In a recent landmark judgment, the Spanish Supreme Court (Justice Emilio Frias) has ruled that European Union Companies selling their shareholding in Spanish companies are entitled to apply the underlying tax credit to reduce their tax liability on the gain obtained, even if the Law does not grant that relief.
To understand the significance of this ruling, it is important to recap the taxation of capital gains, both for domestic and for nonresident tax payers.
According to the domestic legislation a Spanish company disposing of a substantial shareholding (participation of at least 5 % of the voting rights) in other Spanish company is entitled to apply a tax credit to account for the retained earnings of the subsidiary obtained during the ownership period. For instance, let us say that a Spanish company gets a capital gain of 1.000 selling its stock in other Spanish company, where the retained earnings of the Subsidiary at the time of the disposal are 500. Then the taxable amount is determined as follows:
Taxable base: ;1.000
Gross tax payable (30 %): ;300
Tax credit (500 * 30%): ;150
Tax due: ; 150
Therefore, the practical effect of the tax credit is to avoid taxing the part of the capital gain which is attributable to the reserves of the subsidiary.
However, if the parent company is nonresident, then the capital gain is determined by the difference between the acquisition cost and the disposal proceeds. Then, a flat tax rate (currently 21 %) is applied to get the tax liability. No tax relief to account for the economical double taxation is granted to foreign tax payers.
The practical impact of this tax treatment is somehow limited by the existence of the Tax Treaties and the domestic legislation itself.
Firstly, the Spanish domestic legislation declares exempt the capital gains obtained on the disposal of shares in Spanish companies by taxpayers who are resident in other European Union member States. However, the exemption does not apply where (i) the tax payer has a substantial shareholding (a participation of, at least, 25 % of the share capital during the year preceding the disposal) or (ii) more than 50 % of the subsidiary’s assets consist of real estate located in Spain.

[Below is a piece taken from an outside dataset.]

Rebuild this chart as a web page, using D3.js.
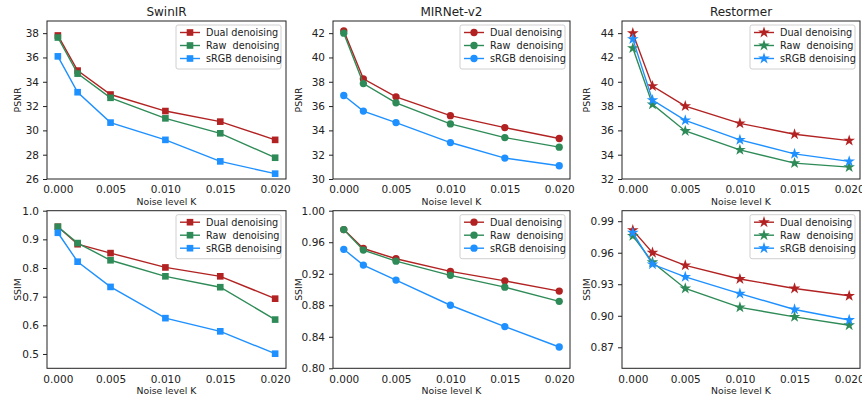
<!DOCTYPE html>
<html>
<head>
<meta charset="utf-8">
<script src="https://cdn.jsdelivr.net/npm/d3@7"></script>
<style>
  html, body { margin: 0; padding: 0; background: #fff; }
  svg { display: block; font-family: "DejaVu Sans", sans-serif; }
  .leg text { white-space: pre; }
</style>
</head>
<body>
<svg id="chart" width="862" height="401"></svg>
<script>
// ---------------- data ----------------
const noiseK = [0.0002, 0.002, 0.005, 0.010, 0.015, 0.020];
const xTickValues = [0.0002, 0.005, 0.010, 0.015, 0.020];
const seriesNames = ["Dual denoising", "Raw  denoising", "sRGB denoising"];
const seriesColors = ["#b22222", "#2e8b57", "#1e90ff"];
const models = ["SwinIR", "MIRNet-v2", "Restormer"];

const swinirPsnrDual = [37.81, 34.92, 32.95, 31.59, 30.72, 29.22];
const swinirPsnrRaw  = [37.64, 34.67, 32.68, 30.99, 29.76, 27.75];
const swinirPsnrSrgb = [36.09, 33.14, 30.64, 29.22, 27.45, 26.44];
const mirnetPsnrDual = [42.19, 38.24, 36.76, 35.21, 34.23, 33.33];
const mirnetPsnrRaw  = [42.00, 37.85, 36.27, 34.53, 33.41, 32.62];
const mirnetPsnrSrgb = [36.87, 35.59, 34.64, 33.00, 31.72, 31.09];
const restormerPsnrDual = [44.00, 39.64, 38.00, 36.58, 35.68, 35.16];
const restormerPsnrRaw  = [42.77, 38.14, 35.95, 34.40, 33.31, 32.98];
const restormerPsnrSrgb = [43.51, 38.49, 36.83, 35.22, 34.07, 33.45];

const swinirSsimDual = [0.944, 0.883, 0.852, 0.802, 0.771, 0.693];
const swinirSsimRaw  = [0.944, 0.887, 0.827, 0.771, 0.733, 0.620];
const swinirSsimSrgb = [0.923, 0.822, 0.734, 0.625, 0.579, 0.501];
const mirnetSsimDual = [0.976, 0.952, 0.939, 0.923, 0.911, 0.898];
const mirnetSsimRaw  = [0.976, 0.950, 0.936, 0.918, 0.903, 0.885];
const mirnetSsimSrgb = [0.951, 0.931, 0.912, 0.880, 0.853, 0.827];
const restormerSsimDual = [0.9815, 0.960, 0.948, 0.935, 0.926, 0.919];
const restormerSsimRaw  = [0.976, 0.951, 0.926, 0.908, 0.899, 0.891];
const restormerSsimSrgb = [0.979, 0.949, 0.937, 0.921, 0.906, 0.896];

const psnrTicks = [[26, 28, 30, 32, 34, 36, 38], [30, 32, 34, 36, 38, 40, 42], [32, 34, 36, 38, 40, 42, 44]];
const psnrLimits = [[26, 39], [30, 43], [32, 45]];
const ssimTicks = [[0.5, 0.6, 0.7, 0.8, 0.9, 1.0], [0.80, 0.84, 0.88, 0.92, 0.96, 1.00], [0.87, 0.90, 0.93, 0.96, 0.99]];
const ssimLimits = [[0.45, 1.0], [0.80, 1.00], [0.85, 1.00]];
const ssimFormats = [".1f", ".2f", ".2f"];

// ---------------- layout ----------------
const cols = [
  { left: 47, right: 286, ylab: 21 },
  { left: 333, right: 570, ylab: 302 },
  { left: 622, right: 860, ylab: 590 }
];
const rows = [
  { top: 21, bottom: 179 },
  { top: 210.7, bottom: 368.3 }
];
const markerTypes = [d3.symbolSquare, d3.symbolCircle, d3.symbolStar];
const markerSizes = [44, 42, 42];

const svg = d3.select("#chart");

const panels = [
  { r: 0, c: 0, series: [swinirPsnrDual, swinirPsnrRaw, swinirPsnrSrgb], lim: psnrLimits[0], ticks: psnrTicks[0], fmt: "d", ylabel: "PSNR" },
  { r: 0, c: 1, series: [mirnetPsnrDual, mirnetPsnrRaw, mirnetPsnrSrgb], lim: psnrLimits[1], ticks: psnrTicks[1], fmt: "d", ylabel: "PSNR" },
  { r: 0, c: 2, series: [restormerPsnrDual, restormerPsnrRaw, restormerPsnrSrgb], lim: psnrLimits[2], ticks: psnrTicks[2], fmt: "d", ylabel: "PSNR" },
  { r: 1, c: 0, series: [swinirSsimDual, swinirSsimRaw, swinirSsimSrgb], lim: ssimLimits[0], ticks: ssimTicks[0], fmt: ssimFormats[0], ylabel: "SSIM" },
  { r: 1, c: 1, series: [mirnetSsimDual, mirnetSsimRaw, mirnetSsimSrgb], lim: ssimLimits[1], ticks: ssimTicks[1], fmt: ssimFormats[1], ylabel: "SSIM" },
  { r: 1, c: 2, series: [restormerSsimDual, restormerSsimRaw, restormerSsimSrgb], lim: ssimLimits[2], ticks: ssimTicks[2], fmt: ssimFormats[2], ylabel: "SSIM" }
];

const xMin = d3.min(noiseK), xMax = d3.max(noiseK);
const xPad = (xMax - xMin) * 0.05;

panels.forEach(p => {
  const col = cols[p.c], row = rows[p.r];
  const marker = markerTypes[p.c], msize = markerSizes[p.c];
  const x = d3.scaleLinear().domain([xMin - xPad, xMax + xPad]).range([col.left, col.right]);
  const y = d3.scaleLinear().domain(p.lim).range([row.bottom, row.top]);
  const g = svg.append("g");

  // series
  p.series.forEach((vals, si) => {
    const pts = noiseK.map((k, i) => [k, vals[i]]);
    g.append("path")
      .attr("d", d3.line().x(d => x(d[0])).y(d => y(d[1]))(pts))
      .attr("fill", "none")
      .attr("stroke", seriesColors[si])
      .attr("stroke-width", 1.4);
    g.selectAll(null).data(pts).enter().append("path")
      .attr("transform", d => `translate(${x(d[0])},${y(d[1])})`)
      .attr("d", d3.symbol().type(marker).size(msize))
      .attr("fill", seriesColors[si]);
  });

  // frame
  g.append("rect")
    .attr("x", col.left).attr("y", row.top)
    .attr("width", col.right - col.left).attr("height", row.bottom - row.top)
    .attr("fill", "none").attr("stroke", "#222").attr("stroke-width", 1);

  // axes
  const xa = g.append("g").attr("transform", `translate(0,${row.bottom})`)
    .call(d3.axisBottom(x).tickValues(xTickValues).tickFormat(d3.format(".3f")).tickSize(0).tickPadding(7));
  const ya = g.append("g").attr("transform", `translate(${col.left},0)`)
    .call(d3.axisLeft(y).tickValues(p.ticks).tickFormat(d3.format(p.fmt)).tickSizeInner(4).tickSizeOuter(0).tickPadding(4));
  [xa, ya].forEach(a => {
    a.select(".domain").remove();
    a.selectAll("text").attr("font-size", 10.5).attr("fill", "#222").attr("font-family", "DejaVu Sans");
    a.selectAll("line").attr("stroke", "#222");
  });

  // labels
  const cx = (col.left + col.right) / 2;
  const cy = (row.top + row.bottom) / 2;
  g.append("text").attr("x", cx).attr("y", row.bottom + 26).attr("text-anchor", "middle")
    .attr("font-size", 9.3).attr("fill", "#222").text("Noise level K");
  g.append("text").attr("transform", `translate(${col.ylab},${cy}) rotate(-90)`)
    .attr("text-anchor", "middle").attr("font-size", 9.3).attr("fill", "#222").text(p.ylabel);
  if (p.r === 0) {
    g.append("text").attr("x", cx).attr("y", 16).attr("text-anchor", "middle")
      .attr("font-size", 12).attr("fill", "#222").text(models[p.c]);
  }

  // legend
  const lw = 105, lh = 44;
  const lx = col.right - 5 - lw, ly = row.top + 4;
  const leg = g.append("g").attr("class", "leg").attr("transform", `translate(${lx},${ly})`);
  leg.append("rect").attr("width", lw).attr("height", lh).attr("rx", 2)
    .attr("fill", "#fff").attr("fill-opacity", 0.8).attr("stroke", "#d0d0d0").attr("stroke-width", 1);
  seriesNames.forEach((name, si) => {
    const yy = 7.5 + si * 13;
    leg.append("line").attr("x1", 4).attr("x2", 24).attr("y1", yy).attr("y2", yy)
      .attr("stroke", seriesColors[si]).attr("stroke-width", 1.4);
    leg.append("path").attr("transform", `translate(14,${yy})`)
      .attr("d", d3.symbol().type(marker).size(msize)).attr("fill", seriesColors[si]);
    leg.append("text").attr("x", 30).attr("y", yy + 3.5).attr("font-size", 9.7)
      .attr("fill", "#222").attr("xml:space", "preserve").text(name);
  });
});
</script>
</body>
</html>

It is also well known that article 13 of the tax treaties following OCDE model establish that gains on the sale of shares can only be taxed by the State where the seller is resident. However, this rule has a few exceptions concerning (i) the gain of shares deriving more than 50 % of their value of immovable property located in the source State (ii) gains on the disposal of substantial shareholding in other companies. Many of the Tax Treaties signed by Spain include such exceptions, granting the Kingdom of Spain taxing powers on these capital gains, even if they derive from the disposal of shares.
In short, it cannot be ruled out that a European Union company selling shares of a Spanish company is taxed in Spain on the gain obtained. As explained, this could trigger double taxation, because nonresident tax payers are not given the underlying tax credit relief.
This was the case with the French company Brambles, whose case was finally decided by the Supreme Court. The Supreme Court upheld the claim of Brambles on the grounds that the Spanish legislation with regard to gains arising from the sale of shares of Spanish companies by other European Union companies imply a breach of the European Treaty since it is clearly discriminatory. The Court cited several judgments of the European Court of Justice (Denkavil, Gerritse, Ashler) considering that there is not any objective reason to deprive EU companies from applying the underlying tax credit.